Maka sejarah panjang bangsa ini, setidak-tidaknya dalam hitungan abad ini, ditandai dengan kelahiran generasi demi generasi pada setiap persimpangan sejarah. Jika Generasi 98 berhasil menumbangkan orde baru maka Generasi 66 berhasil mengakhiri orde lama.
Dalam (puisi) “Sebuah Jaket Berlumur Darah” Taufik Ismail melukiskan suasana kepahlawanan itu.

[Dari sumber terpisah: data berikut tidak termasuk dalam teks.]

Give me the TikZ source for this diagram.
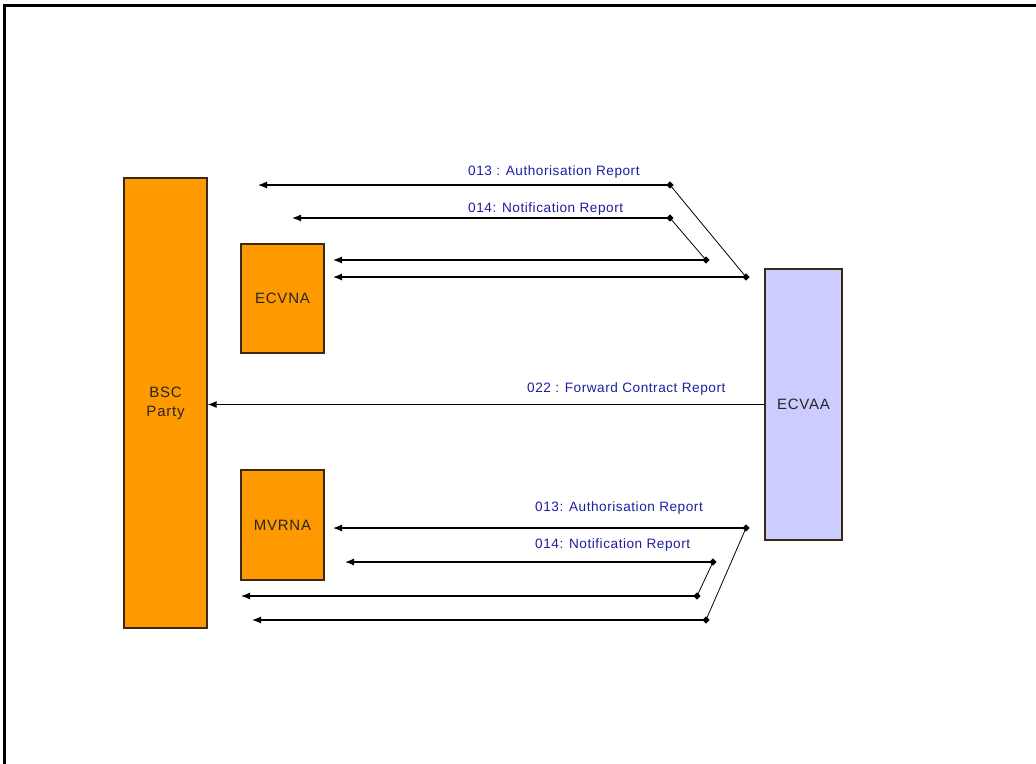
\documentclass[tikz,border=0pt]{standalone}
\usepackage{fontspec}
\setmainfont{Liberation Sans}
\newfontfamily\lblfont[LetterSpace=4]{Liberation Sans}
\newfontfamily\boxfont[LetterSpace=5]{Liberation Sans}
\usetikzlibrary{shapes.geometric,arrows.meta}
\definecolor{orangebox}{RGB}{255,153,0}
\definecolor{lavender}{RGB}{204,204,255}
\definecolor{labelblue}{RGB}{30,30,160}
\definecolor{boxline}{RGB}{60,40,20}
\begin{document}
\begin{tikzpicture}[x=1pt,y=-1pt,
  box/.style={draw=boxline, line width=1.2pt, fill=orangebox, inner sep=0pt, align=center,
    font=\boxfont\fontsize{15}{19}\selectfont, text=black!85},
  lbl/.style={text=labelblue, font=\lblfont\fontsize{13.6}{15}\selectfont, inner sep=0pt, anchor=base west},
  msg/.style={line width=1.2pt, -{Latex[length=9pt,width=7pt]}},
  link/.style={line width=0.8pt},
  dot/.style={diamond, fill=black, inner sep=0pt, minimum size=7.5pt}]
\useasboundingbox (0,0) rectangle (1036,763);
% frame
\draw[line width=3pt, line cap=rect] (4,763) -- (4,5) -- (1036,5);
% boxes
\node[box, minimum width=83pt, minimum height=450pt] (bsc) at (165.5,403) {BSC\\Party};
\node[box, minimum width=83pt, minimum height=109pt] (ecvna) at (282.5,298.5) {ECVNA};
\node[box, minimum width=83pt, minimum height=110pt] (mvrna) at (282.5,525) {MVRNA};
\node[box, fill=lavender, minimum width=77pt, minimum height=271pt] (ecvaa) at (803.5,404.5) {ECVAA};
% top junction points
\node[dot] (a1) at (670,185) {};
\node[dot] (a2) at (670,218) {};
\node[dot] (a3) at (706,260) {};
\node[dot] (a4) at (746,277) {};
\coordinate (e1) at (258,185);
\coordinate (e2) at (292,218);
\coordinate (e3) at (333,260);
\coordinate (e4) at (333,277);
\draw[link] (a1.center) -- (a4.center);
\draw[link] (a2.center) -- (a3.center);
\draw[msg] (a1.center) -- (e1);
\draw[msg] (a2.center) -- (e2);
\draw[msg] (a3.center) -- (e3);
\draw[msg] (a4.center) -- (e4);
\node[lbl] (l1) at (468,175) {013 : Authorisation Report};
\node[lbl] (l2) at (468,212) {014: Notification Report};
% middle
\draw[msg] (ecvaa.west) -- (ecvaa.west -| bsc.east);
\node[lbl] (l3) at (527,392) {022 : Forward Contract Report};
% bottom junction points
\node[dot] (b1) at (746,528) {};
\node[dot] (b2) at (713,562) {};
\node[dot] (b3) at (697,596) {};
\node[dot] (b4) at (706,620) {};
\coordinate (f1) at (333,528);
\coordinate (f2) at (345,562);
\coordinate (f3) at (241,596);
\coordinate (f4) at (252,620);
\draw[link] (b1.center) -- (b4.center);
\draw[link] (b2.center) -- (b3.center);
\draw[msg] (b1.center) -- (f1);
\draw[msg] (b2.center) -- (f2);
\draw[msg] (b3.center) -- (f3);
\draw[msg] (b4.center) -- (f4);
\node[lbl] (l4) at (535,511) {013: Authorisation Report};
\node[lbl] (l5) at (535,548) {014: Notification Report};
\end{tikzpicture}
\end{document}
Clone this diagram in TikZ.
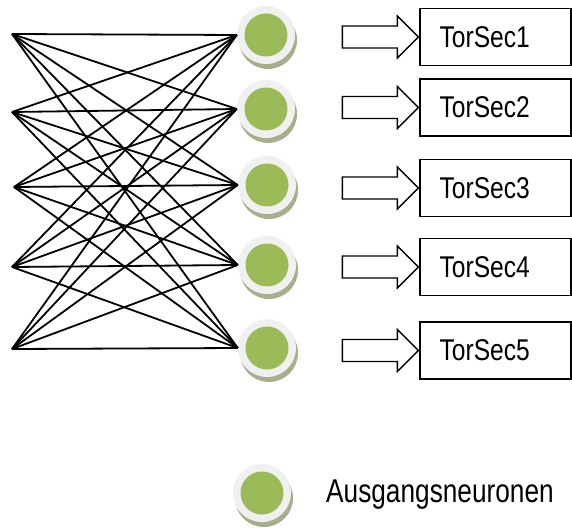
\documentclass[tikz,border=0pt]{standalone}
\usepackage{fontspec}
\usepackage{graphicx}
\setmainfont{Liberation Sans}
\usetikzlibrary{shadows}
\definecolor{neurgreen}{RGB}{155,187,89}
\definecolor{ringgray}{RGB}{240,240,240}
\definecolor{shadowc}{RGB}{166,174,140}
\tikzset{
  conn/.style={line width=1.8pt, black},
  neuron/.style={circle, minimum size=58pt, inner sep=0pt, fill=ringgray,
    drop shadow={shadow xshift=2pt, shadow yshift=-5pt, fill=shadowc, opacity=1},
    path picture={\fill[neurgreen] (path picture bounding box.center) circle (21.5pt);}},
  secbox/.style={draw, line width=1.3pt, minimum width=151pt, minimum height=57pt, inner sep=0pt},
  seclabel/.style={font=\fontsize{30}{30}\selectfont, inner sep=0pt, anchor=west},
  blockarrow/.style={draw, line width=1.3pt, fill=white, line join=miter}
}
\begin{document}
\begin{tikzpicture}[x=1pt,y=-1pt]
\useasboundingbox (0,0) rectangle (572,529);
% input points
\coordinate (L1) at (12,34);
\coordinate (L2) at (12,112);
\coordinate (L3) at (14,187);
\coordinate (L4) at (12,267);
\coordinate (L5) at (12,349);
% output neurons
\node[neuron] (N1) at (266,35) {};
\node[neuron] (N2) at (266,109) {};
\node[neuron] (N3) at (267,185) {};
\node[neuron] (N4) at (267,265) {};
\node[neuron] (N5) at (267,348) {};
% connections
\foreach \i in {1,...,5}{
  \foreach \j in {1,...,5}{
    \draw[conn] (L\i) -- (N\j.west);
  }
}
% boxes
\node[secbox] (B1) at (495.5,37) {};
\node[secbox] (B2) at (495.5,107.5) {};
\node[secbox] (B3) at (495.5,188) {};
\node[secbox] (B4) at (495.5,267) {};
\node[secbox] (B5) at (495.5,350.5) {};
\foreach \k in {1,...,5}{
  \node[seclabel] (T\k) at ([xshift=20pt]B\k.west) {\scalebox{0.82}[1]{TorSec\k}};
  \draw[blockarrow] ([xshift=-1pt]B\k.west) -- ++(-21,-21) -- ++(0,10) -- ++(-55,0) -- ++(0,22) -- ++(55,0) -- ++(0,10) -- cycle;
}
% legend
\node[neuron] (LG) at (262,493) {};
\node[font=\fontsize{33}{33}\selectfont, inner sep=0pt, anchor=west] (LT) at (326,495) {\scalebox{0.795}[1]{Ausgangsneuronen}};
\end{tikzpicture}
\end{document}
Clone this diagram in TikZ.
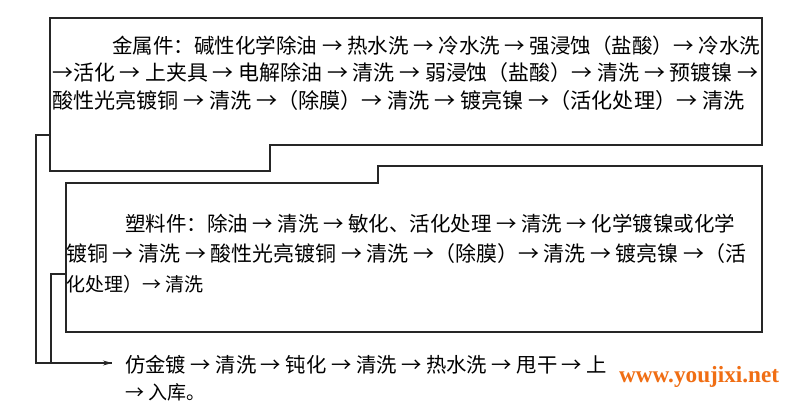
\documentclass[tikz,border=0pt]{standalone}
\usepackage{fontspec}
\usetikzlibrary{arrows.meta}
\newfontfamily\cjk{Noto Sans CJK SC}
\newfontfamily\wm{Liberation Serif}
\begin{document}
\begin{tikzpicture}[x=1pt,y=-1pt,
 ln/.style={draw=black!85,line width=1.1pt},
 tx/.style={anchor=west,inner sep=0pt,font=\cjk\fontsize{16}{16}\selectfont},
 tb/.style={anchor=west,inner sep=0pt,font=\cjk\fontsize{19}{19}\selectfont},
 ]
\useasboundingbox[fill=white] (0,0) rectangle (800,414);
\draw[ln] (50,18) -- (762,18) -- (762,145) -- (270,145) -- (270,171) -- (50,171) -- cycle;
\draw[ln] (66,183) -- (378,183) -- (378,166) -- (762,166) -- (762,332) -- (66,332) -- cycle;
\coordinate (a1) at (50,135); \coordinate (a2) at (66,274);
\coordinate (e) at (112,363);
\draw[ln] (a1) -- (36,135) -- (36,363) -- (e);
\draw[ln] (a2) -- (51,274) -- (51,363);
\draw[ln,-{Stealth[length=9pt,width=5pt]}] (60,363) -- (e);
\node[tx] (t1) at (112,46) {\resizebox{648pt}{!}{金属件：碱性化学除油 → 热水洗 → 冷水洗 → 强浸蚀（盐酸）→ 冷水洗}};
\node[tx] (t2) at (52,73) {\resizebox{706pt}{!}{→活化 → 上夹具 → 电解除油 → 清洗 → 弱浸蚀（盐酸）→ 清洗 → 预镀镍 →}};
\node[tx] (t3) at (52,100) {\resizebox{692pt}{!}{酸性光亮镀铜 → 清洗 →（除膜）→ 清洗 → 镀亮镍 →（活化处理）→ 清洗}};
\node[tx] (s1) at (125,224) {\resizebox{610pt}{!}{塑料件：除油 → 清洗 → 敏化、活化处理 → 清洗 → 化学镀镍或化学}};
\node[tx] (s2) at (66,254) {\resizebox{680pt}{!}{镀铜 → 清洗 → 酸性光亮镀铜 → 清洗 →（除膜）→ 清洗 → 镀亮镍 →（活}};
\node[tb] (s3) at (66,284) {化处理）→ 清洗};
\node[tx] (b1) at (125,365) {\resizebox{482pt}{!}{仿金镀 → 清洗 → 钝化 → 清洗 → 热水洗 → 甩干 → 上}};
\node[tb] (b2) at (125,392) {→ 入库。};
\node[anchor=west,inner sep=0pt,text={rgb,255:red,240;green,110;blue,20}] (w) at (619,377) {\resizebox{160pt}{!}{\wm\bfseries www.youjixi.net}};
\end{tikzpicture}
\end{document}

Sebuah jaket berlumur darah
Kami semua sudah menatapmu
Telah berbagi luka yang agung dalam kepedihan bertahun-tahun
Begitu kita menyusuri sejarah bangsa ini lebih jauh, kita akan bertemu dengan Generasi 45 yang memelopori perjuangan kemerdekaan. Lebih jauh ke belakang, ada Generasi 28 yang memelopori persatuan nasional dalam simbol tanah air, kebangsaan, dan bahasa persatuan melalui Sumpah Pemuda. Lebih jauh lagi, kita akan bertemu lagi dengan Generasi 1900-an yang memelopori kebangkitan nasional. Semua angkatan itu lahir silih berganti sampai datang Angkatan 1998. Mereka lahir pada titik persimpangan sejarah dan memberi arah bagi perjalanan bangsa ini. Mereka selalu muncul sebagai pelopor, menghentikan kesunyian sejarah, dan mengobarkan api kehidupan.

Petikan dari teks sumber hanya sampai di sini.